=== Exercise details ===
Will you output the lines between the ones holding "Give me the" and "Chart.register(...registerables);", inclusive, exactly as they stand, and only those lines, with the pictures left out?

=== Task material ===
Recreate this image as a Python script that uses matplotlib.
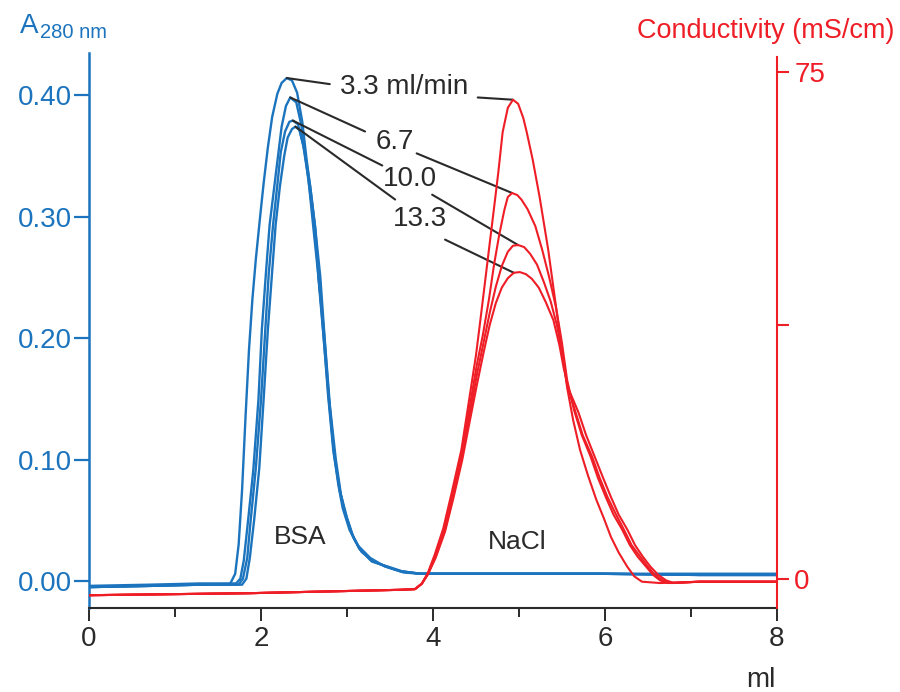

* * *

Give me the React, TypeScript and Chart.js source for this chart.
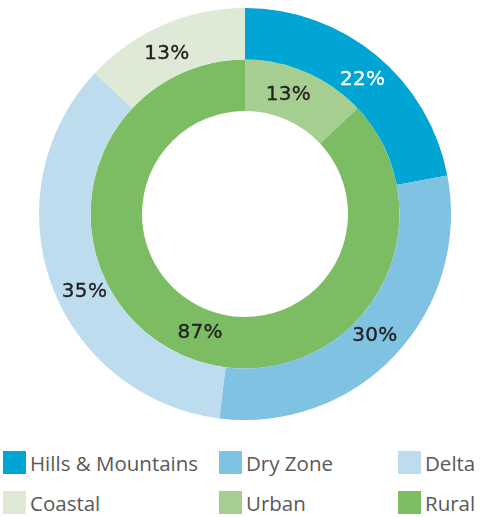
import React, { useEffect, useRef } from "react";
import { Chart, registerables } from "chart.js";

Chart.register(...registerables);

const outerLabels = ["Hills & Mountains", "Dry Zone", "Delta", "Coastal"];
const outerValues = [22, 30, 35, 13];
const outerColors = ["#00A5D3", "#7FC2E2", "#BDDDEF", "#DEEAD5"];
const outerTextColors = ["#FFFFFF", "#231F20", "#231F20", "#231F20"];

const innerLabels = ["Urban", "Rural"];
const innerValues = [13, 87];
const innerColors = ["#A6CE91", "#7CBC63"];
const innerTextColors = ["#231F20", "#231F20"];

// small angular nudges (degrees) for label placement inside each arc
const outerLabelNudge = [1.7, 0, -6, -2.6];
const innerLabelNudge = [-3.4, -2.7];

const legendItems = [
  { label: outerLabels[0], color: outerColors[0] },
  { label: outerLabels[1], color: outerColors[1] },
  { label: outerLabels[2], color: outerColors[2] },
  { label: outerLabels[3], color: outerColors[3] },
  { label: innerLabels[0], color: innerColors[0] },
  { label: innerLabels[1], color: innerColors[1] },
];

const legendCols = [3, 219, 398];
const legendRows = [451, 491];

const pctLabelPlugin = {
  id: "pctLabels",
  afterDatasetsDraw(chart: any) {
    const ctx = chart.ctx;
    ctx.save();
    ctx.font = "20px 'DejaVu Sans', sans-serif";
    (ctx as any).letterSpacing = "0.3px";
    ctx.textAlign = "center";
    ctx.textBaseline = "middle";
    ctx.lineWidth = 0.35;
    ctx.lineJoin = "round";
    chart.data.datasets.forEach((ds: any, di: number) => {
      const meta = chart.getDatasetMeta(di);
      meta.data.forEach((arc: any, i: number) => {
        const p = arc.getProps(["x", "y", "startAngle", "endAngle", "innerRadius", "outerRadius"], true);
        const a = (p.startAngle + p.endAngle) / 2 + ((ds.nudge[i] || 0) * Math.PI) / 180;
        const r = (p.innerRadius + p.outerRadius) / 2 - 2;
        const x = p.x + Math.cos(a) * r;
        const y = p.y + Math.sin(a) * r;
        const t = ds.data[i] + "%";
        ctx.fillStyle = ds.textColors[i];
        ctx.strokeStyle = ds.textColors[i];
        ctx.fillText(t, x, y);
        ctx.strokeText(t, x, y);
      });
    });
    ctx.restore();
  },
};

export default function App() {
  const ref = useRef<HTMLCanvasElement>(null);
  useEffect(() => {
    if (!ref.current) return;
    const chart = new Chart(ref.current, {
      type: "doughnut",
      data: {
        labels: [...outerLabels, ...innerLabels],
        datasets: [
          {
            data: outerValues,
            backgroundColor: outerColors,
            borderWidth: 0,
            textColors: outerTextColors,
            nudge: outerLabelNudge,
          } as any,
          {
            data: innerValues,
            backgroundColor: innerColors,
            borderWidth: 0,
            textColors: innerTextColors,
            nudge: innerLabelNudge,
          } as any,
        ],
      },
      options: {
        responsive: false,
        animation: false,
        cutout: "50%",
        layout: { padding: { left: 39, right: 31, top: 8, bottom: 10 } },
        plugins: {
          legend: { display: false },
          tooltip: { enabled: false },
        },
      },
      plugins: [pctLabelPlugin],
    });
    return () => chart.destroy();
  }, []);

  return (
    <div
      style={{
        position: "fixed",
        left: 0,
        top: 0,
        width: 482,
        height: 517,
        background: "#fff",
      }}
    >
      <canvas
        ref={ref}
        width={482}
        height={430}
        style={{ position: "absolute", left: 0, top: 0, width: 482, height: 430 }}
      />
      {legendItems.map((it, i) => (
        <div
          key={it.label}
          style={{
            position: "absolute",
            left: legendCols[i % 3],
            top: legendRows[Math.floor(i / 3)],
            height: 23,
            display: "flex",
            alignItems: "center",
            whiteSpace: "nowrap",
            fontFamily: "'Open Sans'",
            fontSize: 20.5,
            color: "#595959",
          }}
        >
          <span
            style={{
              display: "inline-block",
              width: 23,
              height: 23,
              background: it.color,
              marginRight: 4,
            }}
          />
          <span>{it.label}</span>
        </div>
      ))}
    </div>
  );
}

=== Worked answer ===
Give me the React, TypeScript and Chart.js source for this chart.
import React, { useEffect, useRef } from "react";
import { Chart, registerables } from "chart.js";

Chart.register(...registerables);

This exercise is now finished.